Local One said in a statement that the Joyce Theater Foundation failed to respond to the local's Aug. 14 request for voluntary recognition, which the local made after a large majority of Joyce stagehands signed authorization cards empowering Local One to act as the stagehands' bargaining agent.
In that Aug. 14 letter, Local One had originally set an Aug. 26 deadline for management "to agree to verify Local One's majority status through a neutral, third party who would review the signed authorization cards."
According to Local One, Joyce management had promised to Local One president James J. Claffey, Jr. that it would respond to the union, but asked for an additional time to formulate a response. Claffey granted that extension.
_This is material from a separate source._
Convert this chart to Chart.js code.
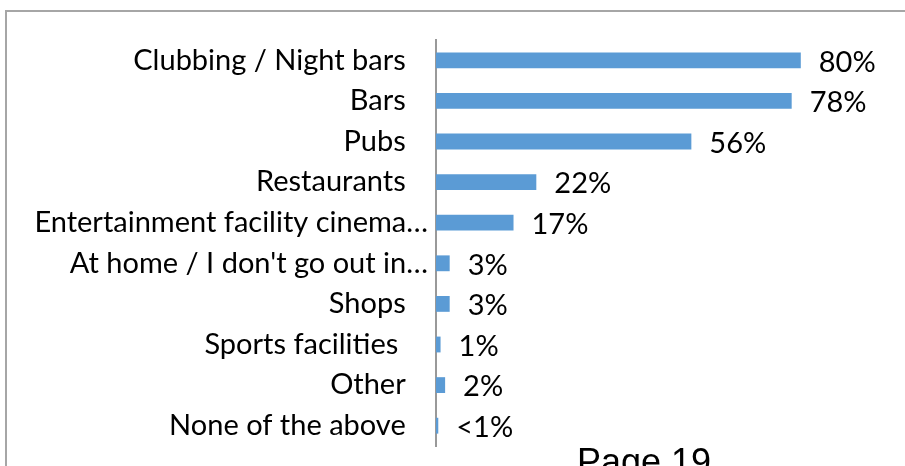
<!DOCTYPE html>
<html>
<head>
<meta charset="utf-8">
<script src="https://cdn.jsdelivr.net/npm/chart.js@4"></script>
<style>
  body { margin: 0; background: #fff; }
  #frame {
    position: absolute;
    left: 5px;
    top: 10px;
    width: 900px;
    height: 454px;
    border-top: 2px solid #a6a6a6;
    border-left: 2px solid #a6a6a6;
  }
  #chartBox { position: relative; width: 898px; height: 454px; }
</style>
</head>
<body>
<div id="frame">
  <div id="chartBox"><canvas id="placesChart"></canvas></div>
</div>
<script>
// data
const places = [
  "Clubbing / Night bars",
  "Bars",
  "Pubs",
  "Restaurants",
  "Entertainment facility cinema…",
  "At home / I don't go out in…",
  "Shops",
  "Sports facilities ",
  "Other",
  "None of the above",
];
const shares = [80, 78, 56, 22, 17, 3, 3, 1, 2, 0.5];
const shareLabels = ["80%", "78%", "56%", "22%", "17%", "3%", "3%", "1%", "2%", "<1%"];

const labelFont = "29px Lato";

// value labels next to the bars + the cut-off page number
const valueLabels = {
  id: "valueLabels",
  afterDatasetsDraw(chart) {
    const ctx = chart.ctx;
    const meta = chart.getDatasetMeta(0);
    ctx.save();
    ctx.font = labelFont;
    ctx.fillStyle = "#000";
    ctx.textAlign = "left";
    ctx.textBaseline = "middle";
    meta.data.forEach((bar, i) => {
      ctx.fillText(shareLabels[i], bar.x + 18, bar.y + 2);
    });
    ctx.font = "36px 'Liberation Sans'";
    ctx.fillText("Page 19", 570, 452);
    ctx.restore();
  },
};

const places_ctx = document.getElementById("placesChart").getContext("2d");

const places_chart = new Chart(places_ctx, {
  type: "bar",
  data: {
    labels: places,
    datasets: [
      {
        data: shares,
        backgroundColor: "#5b9bd5",
        borderWidth: 0,
        barPercentage: 0.39,
        categoryPercentage: 1,
      },
    ],
  },
  options: {
    indexAxis: "y",
    responsive: true,
    maintainAspectRatio: false,
    animation: false,
    layout: {
      padding: { left: 0, right: 13, top: 28, bottom: 20 },
    },
    plugins: {
      legend: { display: false },
      tooltip: { enabled: false },
    },
    scales: {
      x: {
        display: false,
        min: 0,
        max: 100,
      },
      y: {
        afterFit(scale) {
          scale.width = 429;
          scale.paddingTop = 0;
          scale.paddingBottom = 0;
        },
        grid: { display: false, drawTicks: false },
        border: { color: "#999", width: 2 },
        ticks: {
          padding: 8,
          color: "#000",
          font: { family: "Lato", size: 29 },
          callback: function (value) {
            const lab = this.getLabelForValue(value);
            return lab.endsWith("…") ? lab : lab + "   ";
          },
        },
      },
    },
  },
  plugins: [valueLabels],
});
</script>
</body>
</html>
A month after the union made its initial request, there is still no official response, the union announced.
Voluntary recognition "would have allowed both Local One and the Joyce Theater Foundation to avoid the hefty expenses associated with NLRB election procedures," according to the union. The union expects a hearing before the NLRB before the end of September and an election before Thanksgiving.
Local One is now "entering the costly and time-consuming legal process that will undoubtedly lead to the same result: the Joyce Theater Foundation sitting down to negotiate with Local One for a fair and just contract for its stage technicians," said Claffey.
The Joyce is the Eighth Avenue venue in Manhattan's Chelsea neighborhood. It often presents dance shows.
"NLRB supervised balloting is familiar territory for stagehands requesting representation at smaller venues in New York City," according to Local One. "Last year, after a long, litigious and costly process, stagehands at Lehman College Center for the Performing Arts voted 22 to 0 to be represented by Local One. Those stagehands now work under a contract fair to both labor and management."
For 123 years, Local One (www.iatselocalone.org) has been the stagecraft union of the International Alliance of Theatrical Stage Employees representing 3,000 property persons, stage and studio electricians, set carpenters, sound designers, audio technicians, moving-light operators, riggers and special effects people in New York City.